Work instructions.
Where a line in the listing contains the string "React", copy that line out.

Input material.
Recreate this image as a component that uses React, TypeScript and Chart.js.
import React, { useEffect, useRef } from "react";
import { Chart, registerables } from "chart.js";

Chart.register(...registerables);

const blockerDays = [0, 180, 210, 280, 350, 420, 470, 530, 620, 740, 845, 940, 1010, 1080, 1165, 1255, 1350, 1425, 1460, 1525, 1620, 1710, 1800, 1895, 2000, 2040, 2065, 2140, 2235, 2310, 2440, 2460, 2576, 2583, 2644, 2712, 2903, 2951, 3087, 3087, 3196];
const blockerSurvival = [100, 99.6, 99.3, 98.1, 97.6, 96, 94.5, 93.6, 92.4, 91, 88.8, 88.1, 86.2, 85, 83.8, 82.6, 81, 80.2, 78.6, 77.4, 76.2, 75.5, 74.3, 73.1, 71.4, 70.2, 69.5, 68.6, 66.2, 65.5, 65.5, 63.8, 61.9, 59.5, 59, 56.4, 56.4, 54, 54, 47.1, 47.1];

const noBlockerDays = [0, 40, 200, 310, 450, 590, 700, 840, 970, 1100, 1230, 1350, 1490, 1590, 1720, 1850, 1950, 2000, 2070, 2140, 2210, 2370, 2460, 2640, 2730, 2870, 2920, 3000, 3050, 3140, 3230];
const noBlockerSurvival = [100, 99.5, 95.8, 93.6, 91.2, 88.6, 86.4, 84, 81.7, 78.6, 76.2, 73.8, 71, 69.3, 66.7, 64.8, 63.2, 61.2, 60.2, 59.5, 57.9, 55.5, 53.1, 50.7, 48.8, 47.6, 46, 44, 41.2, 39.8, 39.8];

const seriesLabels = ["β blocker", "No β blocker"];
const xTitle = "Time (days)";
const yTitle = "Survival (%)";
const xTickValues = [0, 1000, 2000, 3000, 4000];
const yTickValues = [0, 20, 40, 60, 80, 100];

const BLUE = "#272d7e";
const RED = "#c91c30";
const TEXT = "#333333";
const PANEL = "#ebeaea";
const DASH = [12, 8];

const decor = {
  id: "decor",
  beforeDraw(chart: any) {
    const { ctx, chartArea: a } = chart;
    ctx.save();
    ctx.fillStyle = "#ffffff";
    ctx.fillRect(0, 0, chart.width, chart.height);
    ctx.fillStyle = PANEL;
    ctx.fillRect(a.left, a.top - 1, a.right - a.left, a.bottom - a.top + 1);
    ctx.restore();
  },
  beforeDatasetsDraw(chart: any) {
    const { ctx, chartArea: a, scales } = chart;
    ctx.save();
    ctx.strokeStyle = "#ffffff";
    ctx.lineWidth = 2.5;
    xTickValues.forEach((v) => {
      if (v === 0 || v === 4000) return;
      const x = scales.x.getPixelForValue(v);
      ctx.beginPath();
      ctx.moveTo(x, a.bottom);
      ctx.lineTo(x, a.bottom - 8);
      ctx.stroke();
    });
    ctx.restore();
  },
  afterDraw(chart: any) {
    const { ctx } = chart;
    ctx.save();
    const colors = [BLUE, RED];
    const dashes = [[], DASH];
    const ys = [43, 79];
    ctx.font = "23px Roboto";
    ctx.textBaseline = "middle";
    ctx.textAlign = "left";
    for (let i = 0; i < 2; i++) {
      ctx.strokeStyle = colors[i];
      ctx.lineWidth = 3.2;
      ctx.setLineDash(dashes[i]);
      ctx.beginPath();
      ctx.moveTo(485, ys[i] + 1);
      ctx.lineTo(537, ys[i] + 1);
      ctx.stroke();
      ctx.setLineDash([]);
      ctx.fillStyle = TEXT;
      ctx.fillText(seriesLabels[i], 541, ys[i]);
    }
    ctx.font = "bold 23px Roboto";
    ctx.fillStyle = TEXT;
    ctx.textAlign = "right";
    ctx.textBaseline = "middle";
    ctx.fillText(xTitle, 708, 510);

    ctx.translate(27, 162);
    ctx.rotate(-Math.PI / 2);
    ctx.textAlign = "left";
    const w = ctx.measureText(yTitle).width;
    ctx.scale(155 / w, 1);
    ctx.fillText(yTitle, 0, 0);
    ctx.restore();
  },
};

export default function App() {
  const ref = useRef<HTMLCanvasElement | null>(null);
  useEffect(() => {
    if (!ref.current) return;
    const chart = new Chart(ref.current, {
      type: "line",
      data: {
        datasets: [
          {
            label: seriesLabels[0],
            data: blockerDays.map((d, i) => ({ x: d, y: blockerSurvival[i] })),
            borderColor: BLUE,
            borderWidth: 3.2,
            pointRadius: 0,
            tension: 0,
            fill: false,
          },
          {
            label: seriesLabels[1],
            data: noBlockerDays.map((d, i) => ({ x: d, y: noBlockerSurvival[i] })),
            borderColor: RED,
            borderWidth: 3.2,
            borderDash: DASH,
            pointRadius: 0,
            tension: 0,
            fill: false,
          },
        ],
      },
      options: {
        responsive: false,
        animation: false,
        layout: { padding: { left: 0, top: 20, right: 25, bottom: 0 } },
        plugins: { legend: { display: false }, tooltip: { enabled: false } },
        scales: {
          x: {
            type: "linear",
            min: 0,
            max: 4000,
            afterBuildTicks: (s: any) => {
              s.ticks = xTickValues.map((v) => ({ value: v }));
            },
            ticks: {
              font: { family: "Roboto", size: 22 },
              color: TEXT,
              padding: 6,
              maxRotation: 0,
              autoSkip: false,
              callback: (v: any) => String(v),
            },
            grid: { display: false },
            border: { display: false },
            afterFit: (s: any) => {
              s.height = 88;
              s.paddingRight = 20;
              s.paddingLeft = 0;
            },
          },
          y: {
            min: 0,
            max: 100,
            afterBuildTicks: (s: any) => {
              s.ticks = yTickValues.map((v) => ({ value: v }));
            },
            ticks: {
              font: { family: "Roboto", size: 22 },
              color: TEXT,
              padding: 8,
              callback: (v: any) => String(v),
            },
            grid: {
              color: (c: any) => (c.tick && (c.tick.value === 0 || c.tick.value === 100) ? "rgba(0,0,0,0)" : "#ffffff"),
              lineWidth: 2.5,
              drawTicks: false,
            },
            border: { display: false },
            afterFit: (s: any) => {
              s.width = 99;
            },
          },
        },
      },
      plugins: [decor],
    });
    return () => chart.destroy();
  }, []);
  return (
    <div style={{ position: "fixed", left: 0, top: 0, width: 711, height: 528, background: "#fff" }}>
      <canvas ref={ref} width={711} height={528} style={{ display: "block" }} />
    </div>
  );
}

---

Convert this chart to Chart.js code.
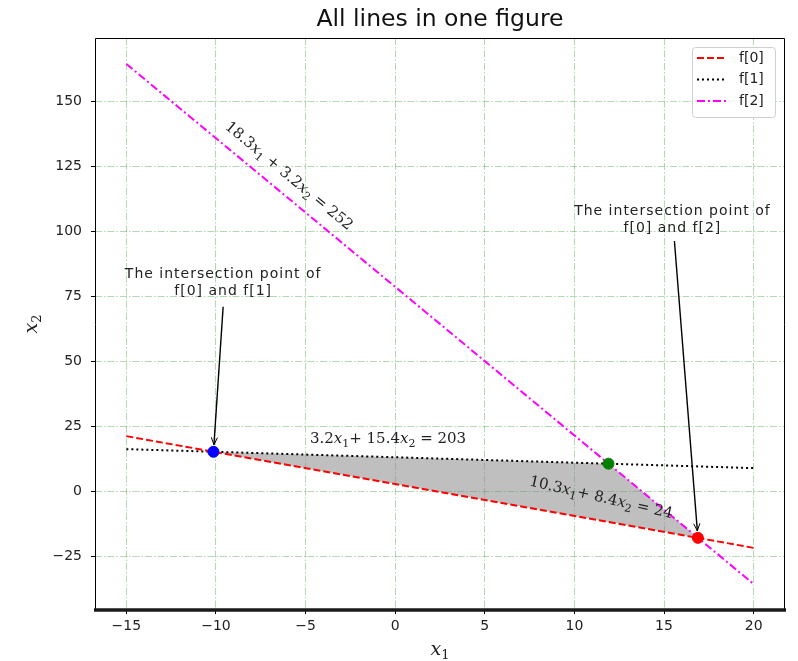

Solution for this task.
Recreate this image as a component that uses React, TypeScript and Chart.js.
import React, { useEffect, useRef } from "react";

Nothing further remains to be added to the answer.